Using AI as a Student: The Balance We Need to Get Right
I’ve been watching UnJaded Jade since I was 15 years old, revising for my IGCSE exams. Looking back, she’s been one of those creators who’s grown alongside me through different stages of education – from high school to university and now completing my master’s degree.
So when she released a video about AI in education, I was curious to hear her perspective.
What I liked most was that she didn’t tell students to avoid AI or encourage them to use it for everything. Instead, she asked a much more interesting question: How can we use AI without letting it do our thinking for us?
As someone who’s just spent the last year researching human-AI collaboration for my master’s thesis, I found that question incredibly relevant.
AI is an amazing tool. It can explain complex topics, generate practice questions, build revision schedules, summarize lecture notes, and even help overcome writer’s block. For students balancing deadlines, work, and life, that’s incredibly valuable.

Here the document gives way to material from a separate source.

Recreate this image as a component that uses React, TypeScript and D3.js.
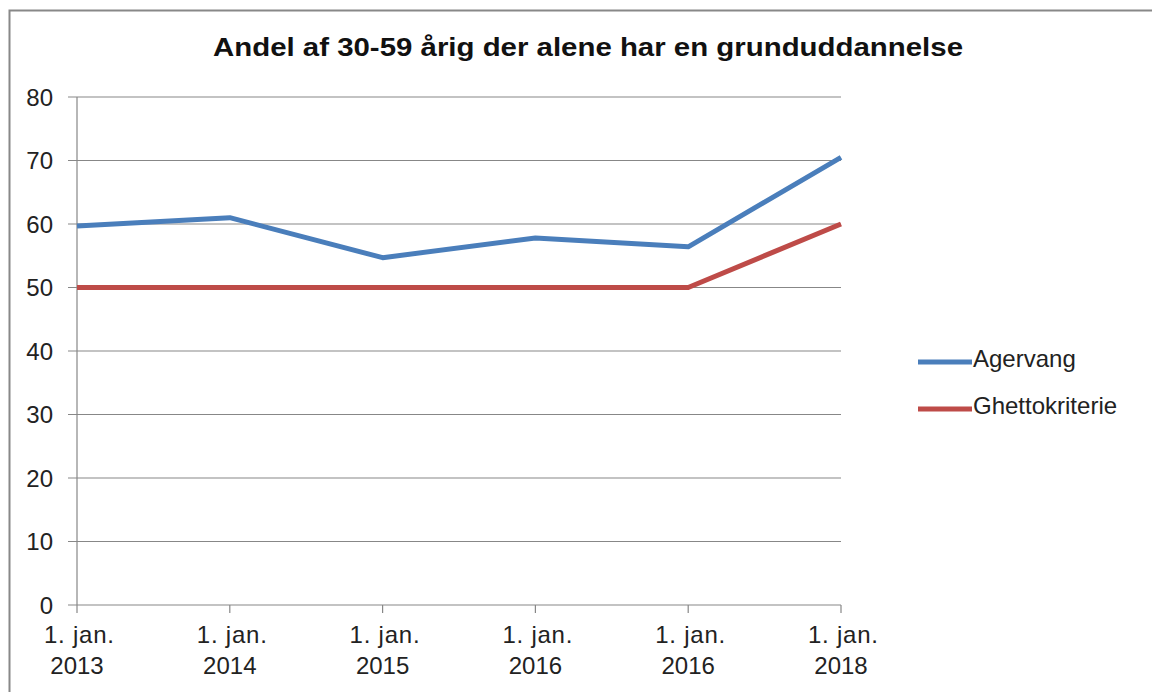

The issue isn’t whether AI is useful, it clearly is. The issue is knowing where to draw the line.
One of the concepts Jade discusses is cognitive offloading. It’s the idea that if we repeatedly let technology handle the difficult thinking, we slowly lose the opportunity to develop those skills ourselves. Learning isn’t just about producing the right answer. It’s about the mental effort required to get there.
I saw something similar during my research. The people who used AI most effectively weren’t those who accepted every answer it generated. They questioned it, challenged it, rewrote it, and used it as a starting point rather than a destination. AI became part of their thinking process instead of replacing it.
Jade also talks about information literacy, and I think this is becoming one of the defining skills of our generation. AI often sounds authoritative, but it can still be wrong. Being able to fact-check information, identify bias, and recognise when something doesn’t seem right is becoming just as important as memorising facts.
AI is reshaping education, but it shouldn’t redefine its purpose. The goal of learning has never been to produce answers as quickly as possible. It’s to develop the curiosity, judgment, and independence that allow us to solve problems long after school or university has ended. Those are qualities no technology should replace.